If you’re stuck with a lot of cloudless or overcast days, you can try including people in your photo instead. This approach will give you more flexibility with weather, though you’ll still need to plan your shot carefully. For instance, you might get better shots during rush hour than in the early morning, when fewer people are out.
Regardless of when you’re shooting, make sure you’re not in the way of pedestrians and other traffic. It’s both safer and less likely to draw attention (and security guards). If you have to get in the way of pedestrians for a good shot, try shooting at night instead. Then, you won’t need clouds or people–just a little light.

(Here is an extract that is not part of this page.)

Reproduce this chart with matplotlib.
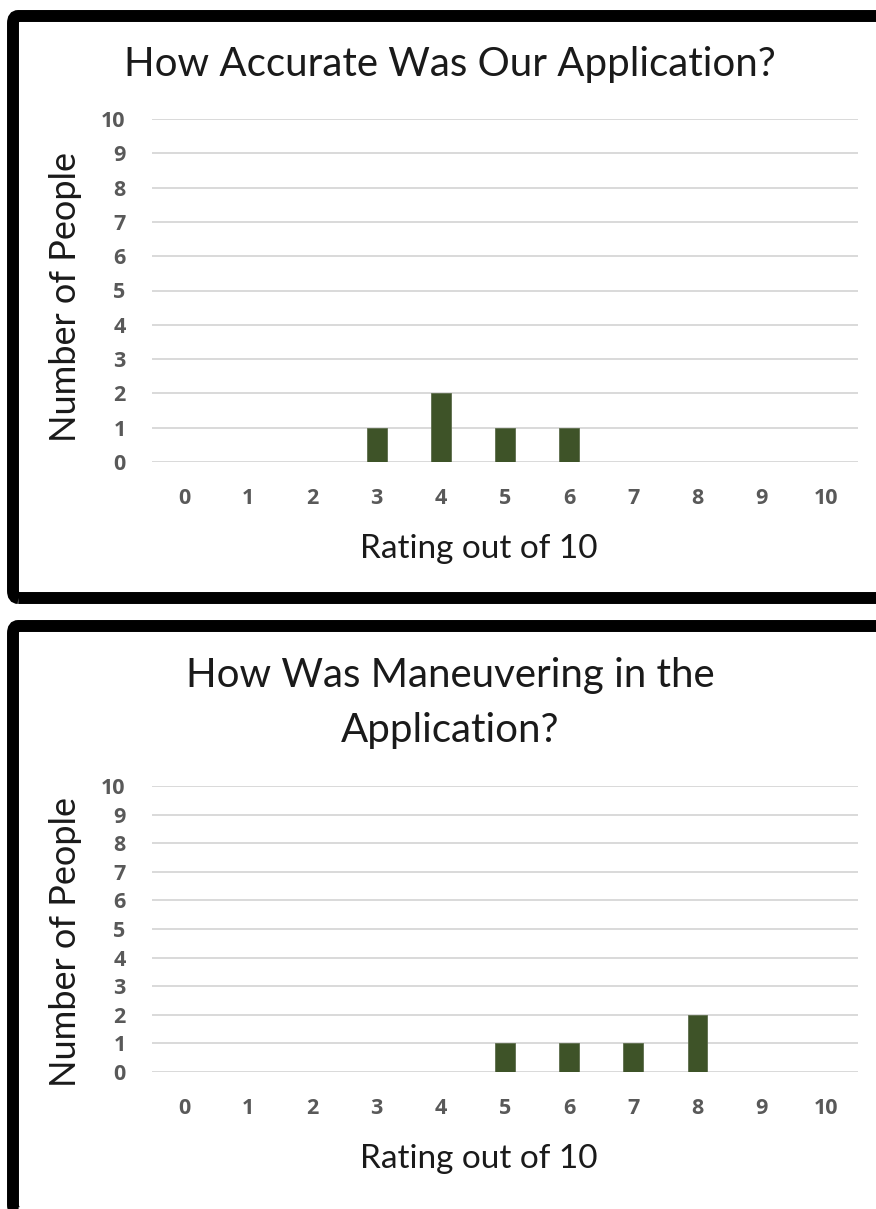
import matplotlib
matplotlib.use('Agg')
import matplotlib.pyplot as plt
from matplotlib.patches import FancyBboxPatch

# survey results, ratings 0-10
ratings = list(range(11))
accuracy_counts = [0, 0, 0, 1, 2, 1, 1, 0, 0, 0, 0]
maneuver_counts = [0, 0, 0, 0, 0, 1, 1, 1, 2, 0, 0]
titles = [['How Accurate Was Our Application?'],
          ['How Was Maneuvering in the', 'Application?']]
x_label = 'Rating out of 10'
y_label = 'Number of People'

W, H = 876, 1209
BAR = '#3e5328'
TICK = '#595959'
GRID = '#d9d9d9'
TEXT_FONT = ['Lato', 'DejaVu Sans']

fig = plt.figure(figsize=(W / 100, H / 100), dpi=100)
fig.patch.set_facecolor('white')


def px_box(left, top, right, bottom):
    return [left / W, 1 - bottom / H, (right - left) / W, (bottom - top) / H]


def panel_border(top, bottom):
    # thick black frame around each chart (runs off the right edge)
    fig.add_artist(FancyBboxPatch((13 / W, 1 - bottom / H), 900 / W, (bottom - top) / H,
                                  boxstyle='round,pad=0,rounding_size=0.006',
                                  transform=fig.transFigure, facecolor='none',
                                  edgecolor='black', linewidth=8.6, zorder=10))


def draw_title(lines, first_baseline, step=55):
    for i, line in enumerate(lines):
        fig.text(450 / W, 1 - (first_baseline + i * step) / H, line,
                 ha='center', va='baseline', fontsize=29, family=TEXT_FONT,
                 color='#1a1a1a')


def draw_chart(box, counts, xlabel_y, ylabel_y):
    ax = fig.add_axes(box)
    ax.bar(ratings, counts, width=0.31, color=BAR, edgecolor='#5d6d4c',
           linewidth=0.6, zorder=3)
    ax.set_xlim(-0.5, 10.5)
    ax.set_ylim(0, 10)
    ax.set_xticks(ratings)
    ax.set_yticks(range(11))
    ax.yaxis.grid(True, color=GRID, linewidth=1.4, zorder=0)
    ax.set_axisbelow(True)
    for s in ax.spines.values():
        s.set_visible(False)
    ax.tick_params(axis='both', length=0, labelsize=15.5, labelcolor=TICK)
    ax.tick_params(axis='x', pad=19)
    ax.tick_params(axis='y', pad=19)
    for lab in ax.get_xticklabels() + ax.get_yticklabels():
        lab.set_fontfamily(['Open Sans', 'DejaVu Sans'])
        lab.set_fontweight('bold')
    ax.set_xlabel(x_label, fontsize=24, family=TEXT_FONT, color='#1a1a1a')
    ax.xaxis.set_label_coords(0.463, xlabel_y)
    ax.xaxis.label.set_verticalalignment('baseline')
    ax.set_ylabel(y_label, fontsize=26, family=TEXT_FONT, color='#1a1a1a')
    ax.yaxis.set_label_coords(-0.123, ylabel_y)
    ax.yaxis.label.set_verticalalignment('center')
    return ax


# top chart
panel_border(16, 598)
draw_chart(px_box(152, 119, 858, 462), accuracy_counts, -0.28, 0.481)
draw_title(titles[0], 76)

# bottom chart
panel_border(626, 1212)
draw_chart(px_box(152, 786, 858, 1072), maneuver_counts, -0.336, 0.455)
draw_title(titles[1], 687)

fig.savefig('out.png', dpi=100, facecolor='white')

Long Exposure Photography: Indoor Long Exposures
Most long exposures look better with movement except for indoor shots. You don’t need movement with indoor long exposures because your goal is different. Typically, with indoor shots, you’re not trying to capture the passing of time. You’re trying to solve the problem of poor lighting.
What’s Better? Higher or Lower ISO?
If you’re taking a regular shot in a poorly-lit building, you have two basic options. You can use a higher ISO for a sharp photo with more noise, or you can use a lower ISO for a blurry photo with less noise.
If you want a sharp, noise-free photo, you have to take a long exposure. Because light is “magnified” in a long exposure, you can use a low ISO without any blur–as long as you’re using a tripod and photographing a still subject.
This technique can be exactly what you need to capture the eerie atmosphere of an old theater or the beautiful stained glass in a cathedral. While you won’t be able to take as many pictures, as usual, the ones you do take will be of higher quality. And since all you really need is one perfect shot, the extra time will be well worth it.
I hope you enjoyed these long exposure photography tips and inspiring examples. Put them to use when you head out to capture your own cool long exposure photos!